AVAILABLE DATA:
--*--

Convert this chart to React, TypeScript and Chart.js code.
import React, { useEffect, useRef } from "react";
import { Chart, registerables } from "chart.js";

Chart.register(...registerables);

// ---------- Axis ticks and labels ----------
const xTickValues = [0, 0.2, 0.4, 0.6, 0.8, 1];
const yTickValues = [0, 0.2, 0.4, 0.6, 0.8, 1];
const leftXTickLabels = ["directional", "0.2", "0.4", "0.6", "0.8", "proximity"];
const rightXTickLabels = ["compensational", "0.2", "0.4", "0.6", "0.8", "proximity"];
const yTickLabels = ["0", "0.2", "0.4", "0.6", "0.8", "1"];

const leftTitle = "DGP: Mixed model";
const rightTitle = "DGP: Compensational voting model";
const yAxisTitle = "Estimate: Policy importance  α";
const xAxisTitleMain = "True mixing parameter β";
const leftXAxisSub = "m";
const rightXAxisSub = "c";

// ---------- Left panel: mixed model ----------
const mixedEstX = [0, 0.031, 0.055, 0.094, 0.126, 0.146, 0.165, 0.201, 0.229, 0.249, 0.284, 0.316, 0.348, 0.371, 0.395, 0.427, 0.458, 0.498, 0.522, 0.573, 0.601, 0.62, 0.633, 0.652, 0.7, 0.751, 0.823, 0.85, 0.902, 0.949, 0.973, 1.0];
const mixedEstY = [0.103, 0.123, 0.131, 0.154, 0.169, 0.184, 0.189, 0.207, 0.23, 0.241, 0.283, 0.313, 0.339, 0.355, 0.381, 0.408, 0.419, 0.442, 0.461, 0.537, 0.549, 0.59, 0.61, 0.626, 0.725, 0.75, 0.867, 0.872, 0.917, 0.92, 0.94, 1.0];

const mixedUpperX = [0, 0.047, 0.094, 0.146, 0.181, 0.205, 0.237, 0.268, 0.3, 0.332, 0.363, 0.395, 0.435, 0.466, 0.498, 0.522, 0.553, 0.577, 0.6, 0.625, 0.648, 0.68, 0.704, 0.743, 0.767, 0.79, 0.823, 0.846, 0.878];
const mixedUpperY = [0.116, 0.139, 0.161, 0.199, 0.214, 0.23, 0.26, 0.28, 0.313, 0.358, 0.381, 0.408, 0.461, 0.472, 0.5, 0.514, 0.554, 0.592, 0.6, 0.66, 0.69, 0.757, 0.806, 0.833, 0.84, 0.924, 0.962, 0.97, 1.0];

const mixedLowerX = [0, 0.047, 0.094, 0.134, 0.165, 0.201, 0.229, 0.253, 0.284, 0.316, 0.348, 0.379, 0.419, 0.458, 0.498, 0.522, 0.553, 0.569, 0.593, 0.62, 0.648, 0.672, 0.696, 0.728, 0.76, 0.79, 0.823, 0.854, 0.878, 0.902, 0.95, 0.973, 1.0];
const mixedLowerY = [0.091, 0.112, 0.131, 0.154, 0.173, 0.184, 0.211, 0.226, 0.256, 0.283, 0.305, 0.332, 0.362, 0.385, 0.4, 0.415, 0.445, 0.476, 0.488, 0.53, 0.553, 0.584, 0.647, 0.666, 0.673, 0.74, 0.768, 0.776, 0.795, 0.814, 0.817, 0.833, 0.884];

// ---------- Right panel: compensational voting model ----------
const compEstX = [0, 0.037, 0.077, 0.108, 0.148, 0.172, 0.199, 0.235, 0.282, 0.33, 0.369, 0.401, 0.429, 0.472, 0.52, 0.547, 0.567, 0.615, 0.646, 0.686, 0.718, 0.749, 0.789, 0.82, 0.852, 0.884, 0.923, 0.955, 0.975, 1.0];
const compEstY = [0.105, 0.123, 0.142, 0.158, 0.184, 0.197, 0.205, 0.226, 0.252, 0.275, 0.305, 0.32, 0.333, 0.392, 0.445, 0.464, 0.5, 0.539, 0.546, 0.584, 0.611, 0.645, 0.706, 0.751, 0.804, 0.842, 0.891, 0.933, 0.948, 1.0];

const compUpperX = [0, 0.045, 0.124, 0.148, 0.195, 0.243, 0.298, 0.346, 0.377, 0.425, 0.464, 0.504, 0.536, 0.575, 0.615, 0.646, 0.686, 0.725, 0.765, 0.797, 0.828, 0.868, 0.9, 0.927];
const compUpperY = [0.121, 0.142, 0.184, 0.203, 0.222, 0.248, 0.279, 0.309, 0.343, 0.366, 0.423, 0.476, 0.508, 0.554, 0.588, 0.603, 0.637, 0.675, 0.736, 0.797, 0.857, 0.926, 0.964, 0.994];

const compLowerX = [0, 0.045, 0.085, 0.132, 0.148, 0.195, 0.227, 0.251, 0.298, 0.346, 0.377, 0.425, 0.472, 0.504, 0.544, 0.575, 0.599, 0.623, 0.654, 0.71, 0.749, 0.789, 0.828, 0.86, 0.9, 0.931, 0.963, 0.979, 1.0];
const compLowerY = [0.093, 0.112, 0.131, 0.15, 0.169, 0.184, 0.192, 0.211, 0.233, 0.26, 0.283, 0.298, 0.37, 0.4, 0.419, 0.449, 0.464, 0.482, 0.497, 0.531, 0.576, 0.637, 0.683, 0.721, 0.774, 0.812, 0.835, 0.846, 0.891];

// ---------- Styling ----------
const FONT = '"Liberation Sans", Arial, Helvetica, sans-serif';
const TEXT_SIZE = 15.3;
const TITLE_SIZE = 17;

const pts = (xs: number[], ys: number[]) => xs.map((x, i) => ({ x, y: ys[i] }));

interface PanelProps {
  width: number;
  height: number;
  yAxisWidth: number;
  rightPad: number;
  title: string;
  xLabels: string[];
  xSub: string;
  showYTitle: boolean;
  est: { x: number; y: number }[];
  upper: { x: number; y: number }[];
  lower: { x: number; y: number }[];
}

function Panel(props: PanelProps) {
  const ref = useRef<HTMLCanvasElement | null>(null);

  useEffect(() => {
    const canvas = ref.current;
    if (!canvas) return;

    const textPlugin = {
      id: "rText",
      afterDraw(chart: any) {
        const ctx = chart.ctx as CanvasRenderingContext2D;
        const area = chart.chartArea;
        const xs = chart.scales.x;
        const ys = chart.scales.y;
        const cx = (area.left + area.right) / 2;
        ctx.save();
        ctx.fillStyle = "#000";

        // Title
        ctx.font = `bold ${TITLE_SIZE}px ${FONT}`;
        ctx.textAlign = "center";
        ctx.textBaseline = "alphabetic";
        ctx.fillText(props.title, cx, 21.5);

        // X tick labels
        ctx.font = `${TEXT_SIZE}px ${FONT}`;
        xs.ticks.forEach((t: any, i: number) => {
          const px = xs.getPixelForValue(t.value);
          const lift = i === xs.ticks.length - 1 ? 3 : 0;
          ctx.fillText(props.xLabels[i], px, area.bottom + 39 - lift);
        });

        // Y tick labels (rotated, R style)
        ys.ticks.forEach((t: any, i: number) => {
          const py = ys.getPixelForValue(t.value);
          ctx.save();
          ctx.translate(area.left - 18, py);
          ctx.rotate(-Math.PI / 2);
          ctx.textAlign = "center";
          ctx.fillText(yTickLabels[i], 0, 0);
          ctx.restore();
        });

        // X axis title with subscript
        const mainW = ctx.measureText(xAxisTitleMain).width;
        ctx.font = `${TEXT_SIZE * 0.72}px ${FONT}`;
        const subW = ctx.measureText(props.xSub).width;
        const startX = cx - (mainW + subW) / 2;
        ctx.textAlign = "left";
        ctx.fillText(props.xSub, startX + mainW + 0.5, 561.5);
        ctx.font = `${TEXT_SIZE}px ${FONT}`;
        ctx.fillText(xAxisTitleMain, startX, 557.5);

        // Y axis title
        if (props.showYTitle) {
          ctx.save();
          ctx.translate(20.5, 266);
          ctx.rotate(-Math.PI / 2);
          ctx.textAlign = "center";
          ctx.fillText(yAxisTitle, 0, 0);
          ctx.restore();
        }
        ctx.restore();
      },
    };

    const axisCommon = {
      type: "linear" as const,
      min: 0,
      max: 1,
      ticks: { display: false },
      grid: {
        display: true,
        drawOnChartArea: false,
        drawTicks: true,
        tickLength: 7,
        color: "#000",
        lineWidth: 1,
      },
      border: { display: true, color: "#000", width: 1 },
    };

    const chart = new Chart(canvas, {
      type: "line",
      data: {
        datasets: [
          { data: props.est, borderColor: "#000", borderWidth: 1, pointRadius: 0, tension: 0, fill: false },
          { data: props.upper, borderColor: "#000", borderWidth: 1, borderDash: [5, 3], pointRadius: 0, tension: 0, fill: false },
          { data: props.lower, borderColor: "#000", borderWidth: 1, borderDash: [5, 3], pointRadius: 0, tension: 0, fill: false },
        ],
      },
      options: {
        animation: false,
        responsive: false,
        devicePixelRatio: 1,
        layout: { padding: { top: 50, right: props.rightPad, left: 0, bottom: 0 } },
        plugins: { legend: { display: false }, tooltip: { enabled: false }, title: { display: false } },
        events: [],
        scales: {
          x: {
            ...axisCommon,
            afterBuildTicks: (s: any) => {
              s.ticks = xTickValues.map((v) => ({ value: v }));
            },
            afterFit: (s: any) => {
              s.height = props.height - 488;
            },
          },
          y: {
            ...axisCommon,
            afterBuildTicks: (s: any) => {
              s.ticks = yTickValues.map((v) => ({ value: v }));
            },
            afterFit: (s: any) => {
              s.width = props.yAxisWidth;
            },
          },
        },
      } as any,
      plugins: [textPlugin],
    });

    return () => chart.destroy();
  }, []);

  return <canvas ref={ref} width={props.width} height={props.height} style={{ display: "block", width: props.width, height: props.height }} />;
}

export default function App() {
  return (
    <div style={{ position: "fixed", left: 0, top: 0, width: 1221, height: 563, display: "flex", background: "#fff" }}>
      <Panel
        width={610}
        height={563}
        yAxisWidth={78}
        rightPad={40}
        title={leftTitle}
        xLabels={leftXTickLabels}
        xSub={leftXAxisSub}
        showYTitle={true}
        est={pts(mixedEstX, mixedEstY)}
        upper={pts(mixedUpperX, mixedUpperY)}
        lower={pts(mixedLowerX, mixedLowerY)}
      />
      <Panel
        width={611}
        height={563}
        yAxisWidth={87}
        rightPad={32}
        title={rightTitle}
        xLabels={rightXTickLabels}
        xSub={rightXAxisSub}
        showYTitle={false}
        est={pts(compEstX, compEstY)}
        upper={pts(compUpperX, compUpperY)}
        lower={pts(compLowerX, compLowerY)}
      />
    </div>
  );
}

--*--

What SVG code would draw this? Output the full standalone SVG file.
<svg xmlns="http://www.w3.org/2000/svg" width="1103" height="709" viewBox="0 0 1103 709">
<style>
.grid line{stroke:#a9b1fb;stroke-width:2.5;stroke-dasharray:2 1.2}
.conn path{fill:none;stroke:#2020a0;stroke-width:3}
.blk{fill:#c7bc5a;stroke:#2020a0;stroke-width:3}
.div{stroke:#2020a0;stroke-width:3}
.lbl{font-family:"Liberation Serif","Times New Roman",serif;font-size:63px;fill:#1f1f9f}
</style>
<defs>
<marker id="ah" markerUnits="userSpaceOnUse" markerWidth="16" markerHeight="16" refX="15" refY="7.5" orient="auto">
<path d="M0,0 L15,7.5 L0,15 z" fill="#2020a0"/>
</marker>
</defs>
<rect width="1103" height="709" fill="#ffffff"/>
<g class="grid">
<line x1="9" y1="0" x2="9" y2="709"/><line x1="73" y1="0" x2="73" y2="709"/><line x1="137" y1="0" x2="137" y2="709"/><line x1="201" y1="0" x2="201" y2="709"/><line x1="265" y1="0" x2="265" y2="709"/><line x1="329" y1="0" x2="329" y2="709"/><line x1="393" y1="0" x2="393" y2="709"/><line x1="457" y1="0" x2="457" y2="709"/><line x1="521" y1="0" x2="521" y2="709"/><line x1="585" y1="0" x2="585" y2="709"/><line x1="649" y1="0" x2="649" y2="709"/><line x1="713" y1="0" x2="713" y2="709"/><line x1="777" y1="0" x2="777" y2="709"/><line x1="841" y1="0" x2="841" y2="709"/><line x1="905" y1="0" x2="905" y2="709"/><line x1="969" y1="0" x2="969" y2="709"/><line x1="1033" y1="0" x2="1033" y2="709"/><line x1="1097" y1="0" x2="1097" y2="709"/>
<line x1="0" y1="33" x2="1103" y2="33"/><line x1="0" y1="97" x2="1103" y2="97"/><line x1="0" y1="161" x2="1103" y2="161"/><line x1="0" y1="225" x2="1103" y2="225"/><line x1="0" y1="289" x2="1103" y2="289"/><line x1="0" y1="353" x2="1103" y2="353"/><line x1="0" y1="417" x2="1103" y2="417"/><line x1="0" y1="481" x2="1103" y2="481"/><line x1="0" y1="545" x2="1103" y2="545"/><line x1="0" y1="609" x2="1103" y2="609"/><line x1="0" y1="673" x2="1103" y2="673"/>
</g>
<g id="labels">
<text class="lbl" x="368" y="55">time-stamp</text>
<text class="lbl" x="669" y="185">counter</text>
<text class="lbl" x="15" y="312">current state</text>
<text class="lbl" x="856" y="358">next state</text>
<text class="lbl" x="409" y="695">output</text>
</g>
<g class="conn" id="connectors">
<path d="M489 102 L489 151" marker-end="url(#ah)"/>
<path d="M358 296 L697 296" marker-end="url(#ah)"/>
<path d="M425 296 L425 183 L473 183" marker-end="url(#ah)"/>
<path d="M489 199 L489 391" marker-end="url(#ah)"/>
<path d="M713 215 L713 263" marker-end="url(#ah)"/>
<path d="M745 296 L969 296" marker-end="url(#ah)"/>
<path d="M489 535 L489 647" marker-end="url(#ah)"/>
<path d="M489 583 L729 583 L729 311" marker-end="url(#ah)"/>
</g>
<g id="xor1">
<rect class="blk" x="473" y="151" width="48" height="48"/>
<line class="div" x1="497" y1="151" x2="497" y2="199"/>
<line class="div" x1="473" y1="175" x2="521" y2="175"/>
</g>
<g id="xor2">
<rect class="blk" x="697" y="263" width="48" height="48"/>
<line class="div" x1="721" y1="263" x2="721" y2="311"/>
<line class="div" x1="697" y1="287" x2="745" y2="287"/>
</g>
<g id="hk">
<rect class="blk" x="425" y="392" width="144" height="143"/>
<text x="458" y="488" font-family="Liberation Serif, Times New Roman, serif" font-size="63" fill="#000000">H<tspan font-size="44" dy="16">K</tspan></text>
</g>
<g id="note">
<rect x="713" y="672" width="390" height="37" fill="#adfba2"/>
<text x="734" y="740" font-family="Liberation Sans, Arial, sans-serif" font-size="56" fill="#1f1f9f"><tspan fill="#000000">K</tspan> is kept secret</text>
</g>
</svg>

--*--

TASK DETAILS:
Look back at the entries above and repeat, unchanged, every line from the line holding "Convert this chart" through the line holding "Chart.register(...registerables);".

CORRECT OUTPUT:
Convert this chart to React, TypeScript and Chart.js code.
import React, { useEffect, useRef } from "react";
import { Chart, registerables } from "chart.js";

Chart.register(...registerables);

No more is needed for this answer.